How Strategic Business Planning Drives Growth in 2026
How Strategic Business Planning Drives Growth in 2026
Every successful business is built on a foundation of clear objectives, realistic financial projections, and a well-defined path to achieving them. Yet many UK SMEs operate without a formal business plan, relying instead on instinct and short-term thinking. In an economic environment characterised by rising costs, changing consumer behaviour, and increased competition, strategic business planning has never been more important.
The Purpose of a Business Plan
A business plan is not just a document you create to secure funding. It is a living roadmap that guides every major decision your company makes. It defines your target market, competitive positioning, revenue model, operational structure, and financial forecasts — all in one coherent narrative.
Investors and lenders will want to see a plan that demonstrates market understanding, realistic growth assumptions, and a clear strategy for managing risk. But even if you are not seeking external finance, the process of writing a plan forces you to confront assumptions and identify potential blind spots.
Market Research: The Starting Point
Before setting goals, you need to understand the landscape. Comprehensive market research tells you who your customers are, what they value, how much they are willing to pay, and where the gaps in the market lie. This research should cover both primary sources — customer interviews, surveys, focus groups — and secondary data from industry reports and government statistics.
UK businesses can access a wealth of free and subsidised research through the Office for National Statistics, British Library Business Centre, and local enterprise partnerships. For a more tailored analysis, firms like WBS Advisory offer bespoke market research services that dig deep into specific sectors and competitive landscapes.
Setting SMART Goals
Vague aspirations like “grow the business” or “increase sales” are not goals — they are wishes. Effective business plans use the SMART framework: Specific, Measurable, Achievable, Relevant, and Time-bound. Instead of “increase sales,” a SMART goal would be “increase online sales revenue by 15 per cent by the end of Q4 2026 through improved SEO and a new email marketing campaign.”
Each goal should have an associated set of actions, a designated owner, and a method for tracking progress. Quarterly reviews allow you to adjust course if the market shifts or if certain strategies underperform.
Financial Projections That Stand Up to Scrutiny
Your financial projections are arguably the most scrutinised part of any business plan. Lenders and investors will test every assumption, so your numbers must be defensible. Include a profit and loss forecast, cash flow statement, and balance sheet projection for at least three years.
Be conservative with revenue estimates and generous with cost estimates. It is far better to under-promise and over-deliver than the reverse. Working with experienced business planning consultants can help you build financial models that are both ambitious and credible, giving stakeholders confidence in your vision.
Competitive Analysis
Understanding your competitors is just as important as understanding your customers. A thorough competitive analysis identifies who you are up against, what they do well, where they fall short, and how you can differentiate. Look at their pricing, marketing, customer service, product range, and online presence.

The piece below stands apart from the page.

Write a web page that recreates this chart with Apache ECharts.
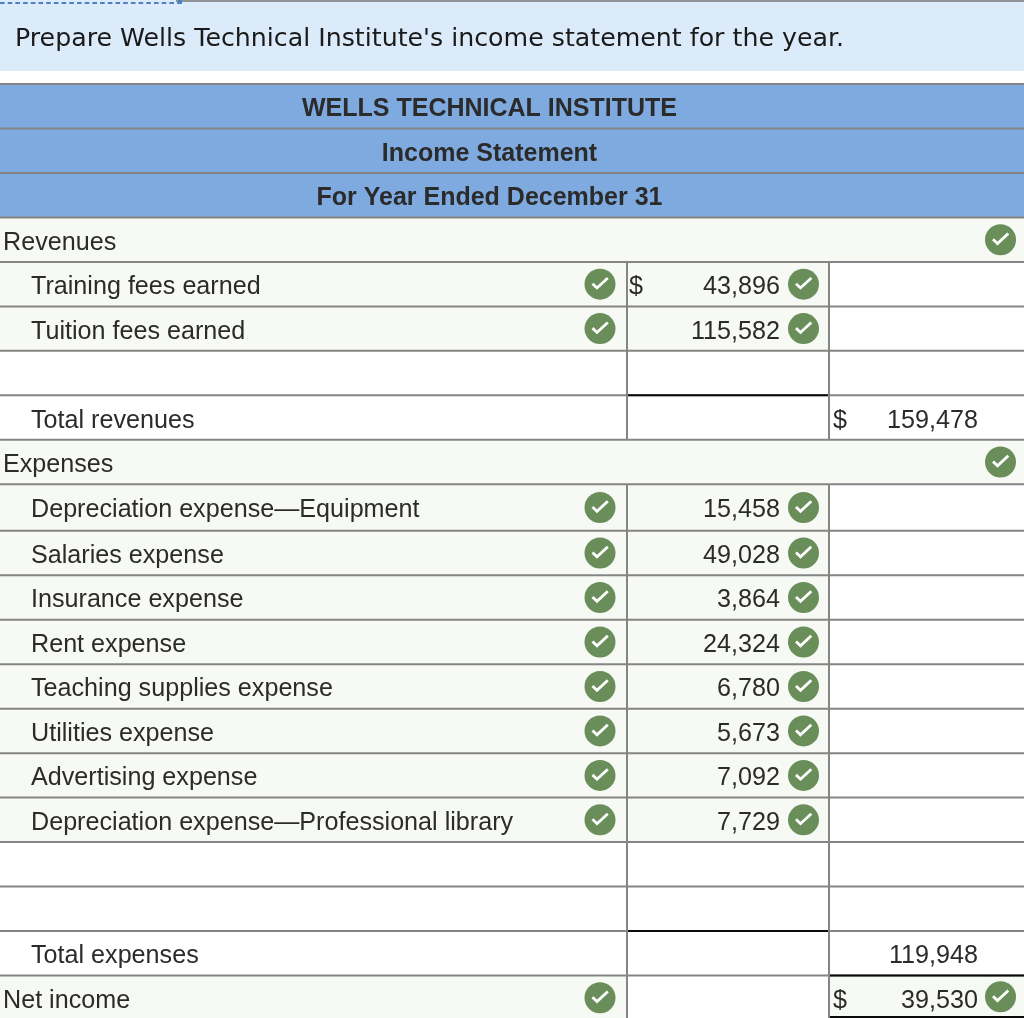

This analysis should inform your positioning strategy. If your competitors compete on price, can you differentiate on quality or service? If they are slow to adopt new technology, can you gain an edge through innovation?
Risk Management
No business plan is complete without a risk assessment. What could go wrong, and how will you respond? Common risks for UK SMEs include supply chain disruption, changes in regulation, loss of key staff, economic downturns, and cyber security threats.
For each risk, assign a probability (low, medium, high) and an impact rating. Then document a mitigation strategy — insurance coverage, diversified supplier base, cross-training of staff, or contingency funds. This demonstrates to investors and lenders that you are realistic and prepared.
Implementation and Accountability
A plan that sits in a drawer is worthless. The most successful businesses break their annual plan into quarterly and monthly milestones, assign clear ownership for each initiative, and hold regular review meetings to track progress. Use project management software to keep everyone aligned and make adjustments when reality diverges from the plan.
Accountability is the bridge between planning and execution. Without it, even the most brilliant strategy will falter. Consider engaging an external business advisor who can provide objective feedback and hold you to your commitments.
Conclusion
Strategic business planning is not a one-time exercise — it is an ongoing discipline that separates thriving businesses from those that merely survive. By investing time in thorough research, setting SMART goals, building credible financial projections, and planning for risks, you give your business the best possible chance of sustainable growth. The effort you put into planning today will pay dividends for years to come.